As a young adult, Irvin worked as a CPR newsagent and won a lot of money gambling, before becoming an apprentice printer. He moved to Kenora in the fall of 1957 when his sister's in-laws asked him and his mother to join their family business, Daiter's Motel and Cabins. Sandra joined him there the following March after they were married, excited for the experience and confident that life in Kenora would be good for them. Eventually, Irvin's sister, brother-in-law and mother returned to Winnipeg, and Irvin and Sandra took over the hotel.

Over many years of hard work and both good and bad seasons, they expanded the hotel and embedded themselves in the Kenora community. They were the first to construct an outdoor pool in a local hotel and, years later, put in the largest indoor hotel pool in Northwestern Ontario. Irvin was active with the Chamber of Commerce, the Kenora Tourism Board and the Publicity Board, and on occasion did sense some anti-Semitism. He was instrumental in lobbying for B'nai B'rith Camp to be allowed to use Town Island.

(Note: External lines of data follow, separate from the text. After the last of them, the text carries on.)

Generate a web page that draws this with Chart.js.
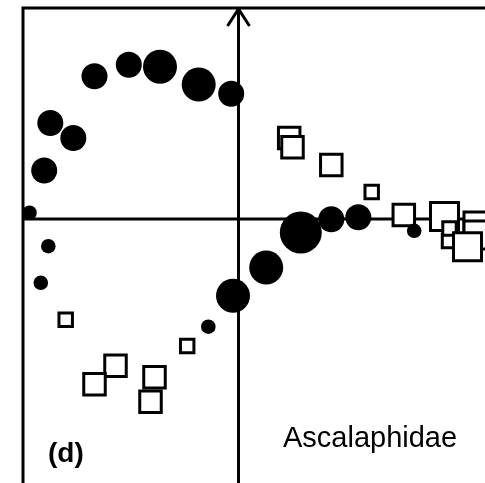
<!DOCTYPE html>
<html>
<head>
<meta charset="utf-8">
<script src="https://cdn.jsdelivr.net/npm/chart.js@4.4.1/dist/chart.umd.min.js"></script>
<style>
  html, body { margin: 0; padding: 0; background: #fff; }
  canvas { display: block; }
</style>
</head>
<body>
<canvas id="ord" width="485" height="483"></canvas>
<script>
// ordination scores, axis 1 (x) / axis 2 (y)
// filled circles: size = abundance class 1..4
const circleX = [-1.44, -1.097, -0.785, -0.398, -0.073, -1.882, -1.652, -1.943, -2.09, -1.902, -1.977, -0.055, -0.302, 0.277, 0.623, 0.928, 1.198, 1.757];
const circleY = [1.427, 1.543, 1.523, 1.345, 1.252, 0.96, 0.81, 0.485, 0.063, -0.272, -0.638, -0.768, -1.077, -0.485, -0.135, -0.002, 0.017, -0.118];
const circleSize = [2, 2, 3, 3, 2, 2, 2, 2, 1, 1, 1, 3, 1, 3, 4, 2, 2, 1];

// open squares: size = abundance class 1..3 (drawing order = array order)
const squareX = [-1.728, -1.23, -1.44, -0.84, -0.88, -0.513, 0.507, 0.54, 0.928, 1.332, 1.653, 2.395, 2.395, 2.06, 2.105, 2.11, 2.29];
const squareY = [-1.007, -1.468, -1.652, -1.582, -1.827, -1.27, 0.81, 0.718, 0.54, 0.27, 0.04, -0.07, -0.16, 0.025, -0.22, -0.095, -0.277];
const squareSize = [1, 2, 2, 2, 2, 1, 2, 2, 2, 1, 2, 3, 3, 3, 1, 1, 3];

const panelLabel = '(d)';
const taxonLabel = 'Ascalaphidae';

// marker radius per class (px)
const CIRCLE_R = { 1: 7.3, 2: 13, 3: 17, 4: 21 };
const SQUARE_R = { 1: 9.5, 2: 15.2, 3: 19.8 };

const pts = (xs, ys) => xs.map((v, i) => ({ x: v, y: ys[i] }));

// frame, axes through the origin, arrow on axis 2, labels
const ordAxes = {
  id: 'ordAxes',
  beforeDatasetsDraw(chart) {
    const { ctx, chartArea: a, scales: { x, y } } = chart;
    const x0 = x.getPixelForValue(0), y0 = y.getPixelForValue(0);
    ctx.save();
    ctx.strokeStyle = '#000';
    ctx.lineWidth = 3;
    ctx.beginPath();
    ctx.moveTo(a.left, a.bottom); ctx.lineTo(a.left, a.top); ctx.lineTo(a.right, a.top);
    ctx.moveTo(a.left, y0); ctx.lineTo(a.right, y0);
    ctx.moveTo(x0, a.top); ctx.lineTo(x0, a.bottom);
    ctx.moveTo(x0 - 11, a.top + 18); ctx.lineTo(x0, a.top + 1); ctx.lineTo(x0 + 11, a.top + 18);
    ctx.stroke();
    ctx.restore();
  },
  afterDraw(chart) {
    const { ctx } = chart;
    ctx.save();
    ctx.fillStyle = '#000';
    ctx.textBaseline = 'alphabetic';
    ctx.textAlign = 'left';
    ctx.font = 'bold 28px "Liberation Sans", Arial, sans-serif';
    ctx.fillText(panelLabel, 48, 462);
    ctx.font = '29px "Liberation Sans", Arial, sans-serif';
    ctx.fillText(taxonLabel, 283, 447);
    ctx.restore();
  }
};

new Chart(document.getElementById('ord'), {
  type: 'scatter',
  data: {
    datasets: [
      {
        label: 'circles',
        data: pts(circleX, circleY),
        pointStyle: 'circle',
        pointRadius: circleSize.map(s => CIRCLE_R[s]),
        backgroundColor: '#000',
        borderWidth: 0,
        order: 0,
      },
      {
        label: 'squares',
        data: pts(squareX, squareY),
        pointStyle: 'rect',
        pointRadius: squareSize.map(s => SQUARE_R[s]),
        backgroundColor: '#fff',
        borderColor: '#000',
        borderWidth: 3,
        order: 1,
      },
    ],
  },
  options: {
    responsive: false,
    animation: false,
    devicePixelRatio: 1,
    events: [],
    layout: { autoPadding: false, padding: { left: 23, top: 8, right: 0, bottom: 0 } },
    plugins: { legend: { display: false }, tooltip: { enabled: false } },
    scales: {
      x: { type: 'linear', display: false, min: -2.155, max: 2.465 },
      y: { type: 'linear', display: false, min: -2.64, max: 2.11 },
    },
  },
  plugins: [ordAxes],
});
</script>
</body>
</html>
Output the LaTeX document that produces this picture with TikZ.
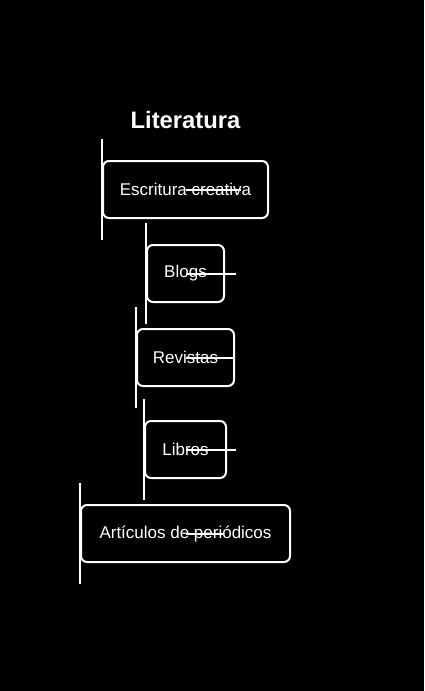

As busy as they were, Irvin and Sandra always made time for their children, Shayne (wife Michele) who is a reproductive endocrinologist at Brown University in Providence Rhode Island, and Rhea, (husband Mike) who lives in Toronto and works as an industrial engineer. Shayne visits Kenora often where Sandra and Irvin still have a cottage. Their third child, Noie (cocker spaniel/terrier) has four legs and has provided them with fourteen years of endless joy.

Years before returning to Winnipeg, Irvin took up yoga and is now an instructor. Sandra, who was more reluctant to leave Kenora, stays active through aerobics and is a fragrance demonstrator. As a couple they continue to travel to exotic locales such as Africa, New Zealand, Israel and of course, Kenora, Ontario.